Rows from a dataset of charts and code
/---
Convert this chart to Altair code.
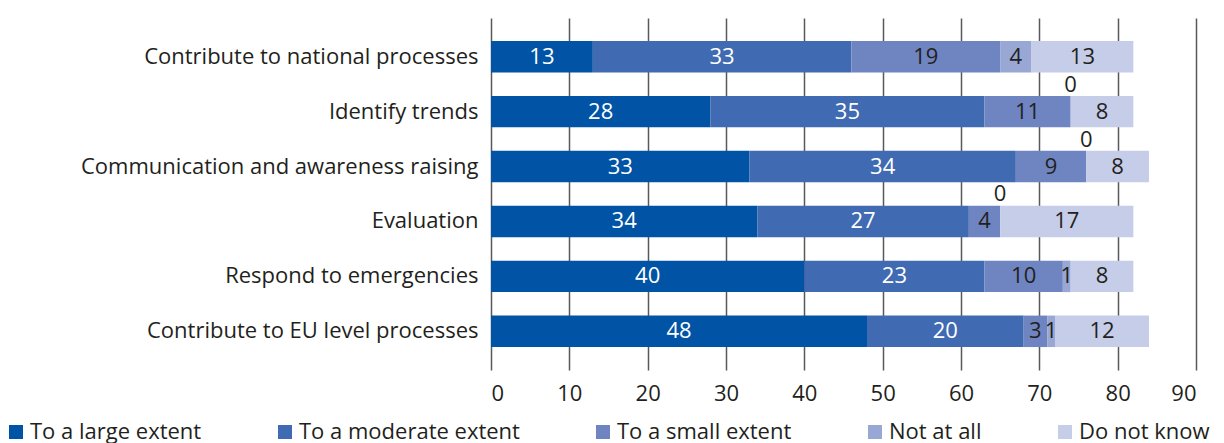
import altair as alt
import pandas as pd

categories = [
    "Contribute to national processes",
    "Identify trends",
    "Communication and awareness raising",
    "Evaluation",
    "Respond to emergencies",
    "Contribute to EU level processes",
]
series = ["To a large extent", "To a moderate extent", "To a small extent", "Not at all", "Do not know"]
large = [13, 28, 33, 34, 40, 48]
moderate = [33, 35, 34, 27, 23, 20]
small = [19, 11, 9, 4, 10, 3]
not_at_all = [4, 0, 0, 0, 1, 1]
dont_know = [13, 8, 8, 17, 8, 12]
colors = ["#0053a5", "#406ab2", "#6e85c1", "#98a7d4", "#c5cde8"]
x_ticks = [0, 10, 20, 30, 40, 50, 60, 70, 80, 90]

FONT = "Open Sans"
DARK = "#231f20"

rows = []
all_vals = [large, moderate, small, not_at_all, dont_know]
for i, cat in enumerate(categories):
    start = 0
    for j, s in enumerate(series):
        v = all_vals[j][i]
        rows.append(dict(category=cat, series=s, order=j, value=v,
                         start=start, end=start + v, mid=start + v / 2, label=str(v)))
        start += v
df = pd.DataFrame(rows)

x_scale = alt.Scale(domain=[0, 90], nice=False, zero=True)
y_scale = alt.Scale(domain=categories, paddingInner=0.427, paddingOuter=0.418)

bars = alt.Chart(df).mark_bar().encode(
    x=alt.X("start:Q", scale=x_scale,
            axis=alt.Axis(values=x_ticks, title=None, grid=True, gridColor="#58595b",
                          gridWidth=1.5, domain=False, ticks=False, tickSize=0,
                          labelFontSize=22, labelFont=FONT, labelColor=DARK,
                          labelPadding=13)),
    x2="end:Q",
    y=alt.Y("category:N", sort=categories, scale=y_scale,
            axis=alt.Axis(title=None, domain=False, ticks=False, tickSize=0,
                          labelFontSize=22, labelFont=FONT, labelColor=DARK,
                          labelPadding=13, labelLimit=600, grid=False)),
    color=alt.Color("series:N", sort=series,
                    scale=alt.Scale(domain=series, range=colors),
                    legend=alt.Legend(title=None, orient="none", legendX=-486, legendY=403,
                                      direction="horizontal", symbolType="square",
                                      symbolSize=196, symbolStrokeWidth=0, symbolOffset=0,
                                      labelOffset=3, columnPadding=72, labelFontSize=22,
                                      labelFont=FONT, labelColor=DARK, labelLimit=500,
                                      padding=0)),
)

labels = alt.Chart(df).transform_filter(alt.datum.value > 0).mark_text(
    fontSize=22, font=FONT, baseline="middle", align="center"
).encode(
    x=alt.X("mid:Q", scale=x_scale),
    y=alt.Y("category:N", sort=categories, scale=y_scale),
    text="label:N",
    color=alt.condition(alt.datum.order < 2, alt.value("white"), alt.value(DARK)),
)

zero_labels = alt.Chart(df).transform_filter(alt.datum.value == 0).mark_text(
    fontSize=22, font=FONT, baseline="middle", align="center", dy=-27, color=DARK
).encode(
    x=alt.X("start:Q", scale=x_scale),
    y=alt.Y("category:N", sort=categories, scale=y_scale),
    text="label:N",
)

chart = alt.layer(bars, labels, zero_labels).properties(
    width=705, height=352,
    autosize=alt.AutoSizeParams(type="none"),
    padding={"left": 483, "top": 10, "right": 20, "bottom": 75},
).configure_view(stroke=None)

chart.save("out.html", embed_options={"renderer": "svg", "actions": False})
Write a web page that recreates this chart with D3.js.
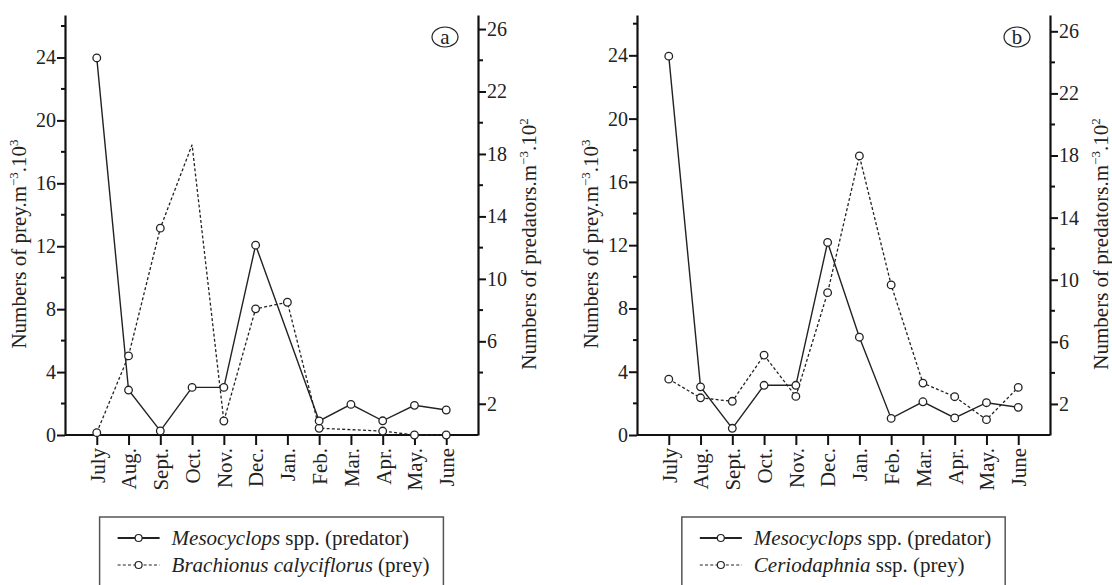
\---
- Goal:
Repeat each entry exactly as it appears; skip any picture.

- The answer:
Convert this chart to Altair code.
import altair as alt
import pandas as pd

categories = [
    "Contribute to national processes",
    "Identify trends",
    "Communication and awareness raising",
    "Evaluation",
    "Respond to emergencies",
    "Contribute to EU level processes",
]
series = ["To a large extent", "To a moderate extent", "To a small extent", "Not at all", "Do not know"]
large = [13, 28, 33, 34, 40, 48]
moderate = [33, 35, 34, 27, 23, 20]
small = [19, 11, 9, 4, 10, 3]
not_at_all = [4, 0, 0, 0, 1, 1]
dont_know = [13, 8, 8, 17, 8, 12]
colors = ["#0053a5", "#406ab2", "#6e85c1", "#98a7d4", "#c5cde8"]
x_ticks = [0, 10, 20, 30, 40, 50, 60, 70, 80, 90]

FONT = "Open Sans"
DARK = "#231f20"

rows = []
all_vals = [large, moderate, small, not_at_all, dont_know]
for i, cat in enumerate(categories):
    start = 0
    for j, s in enumerate(series):
        v = all_vals[j][i]
        rows.append(dict(category=cat, series=s, order=j, value=v,
                         start=start, end=start + v, mid=start + v / 2, label=str(v)))
        start += v
df = pd.DataFrame(rows)

x_scale = alt.Scale(domain=[0, 90], nice=False, zero=True)
y_scale = alt.Scale(domain=categories, paddingInner=0.427, paddingOuter=0.418)

bars = alt.Chart(df).mark_bar().encode(
    x=alt.X("start:Q", scale=x_scale,
            axis=alt.Axis(values=x_ticks, title=None, grid=True, gridColor="#58595b",
                          gridWidth=1.5, domain=False, ticks=False, tickSize=0,
                          labelFontSize=22, labelFont=FONT, labelColor=DARK,
                          labelPadding=13)),
    x2="end:Q",
    y=alt.Y("category:N", sort=categories, scale=y_scale,
            axis=alt.Axis(title=None, domain=False, ticks=False, tickSize=0,
                          labelFontSize=22, labelFont=FONT, labelColor=DARK,
                          labelPadding=13, labelLimit=600, grid=False)),
    color=alt.Color("series:N", sort=series,
                    scale=alt.Scale(domain=series, range=colors),
                    legend=alt.Legend(title=None, orient="none", legendX=-486, legendY=403,
                                      direction="horizontal", symbolType="square",
                                      symbolSize=196, symbolStrokeWidth=0, symbolOffset=0,
                                      labelOffset=3, columnPadding=72, labelFontSize=22,
                                      labelFont=FONT, labelColor=DARK, labelLimit=500,
                                      padding=0)),
)

labels = alt.Chart(df).transform_filter(alt.datum.value > 0).mark_text(
    fontSize=22, font=FONT, baseline="middle", align="center"
).encode(
    x=alt.X("mid:Q", scale=x_scale),
    y=alt.Y("category:N", sort=categories, scale=y_scale),
    text="label:N",
    color=alt.condition(alt.datum.order < 2, alt.value("white"), alt.value(DARK)),
)

zero_labels = alt.Chart(df).transform_filter(alt.datum.value == 0).mark_text(
    fontSize=22, font=FONT, baseline="middle", align="center", dy=-27, color=DARK
).encode(
    x=alt.X("start:Q", scale=x_scale),
    y=alt.Y("category:N", sort=categories, scale=y_scale),
    text="label:N",
)

chart = alt.layer(bars, labels, zero_labels).properties(
    width=705, height=352,
    autosize=alt.AutoSizeParams(type="none"),
    padding={"left": 483, "top": 10, "right": 20, "bottom": 75},
).configure_view(stroke=None)

chart.save("out.html", embed_options={"renderer": "svg", "actions": False})
Write a web page that recreates this chart with D3.js.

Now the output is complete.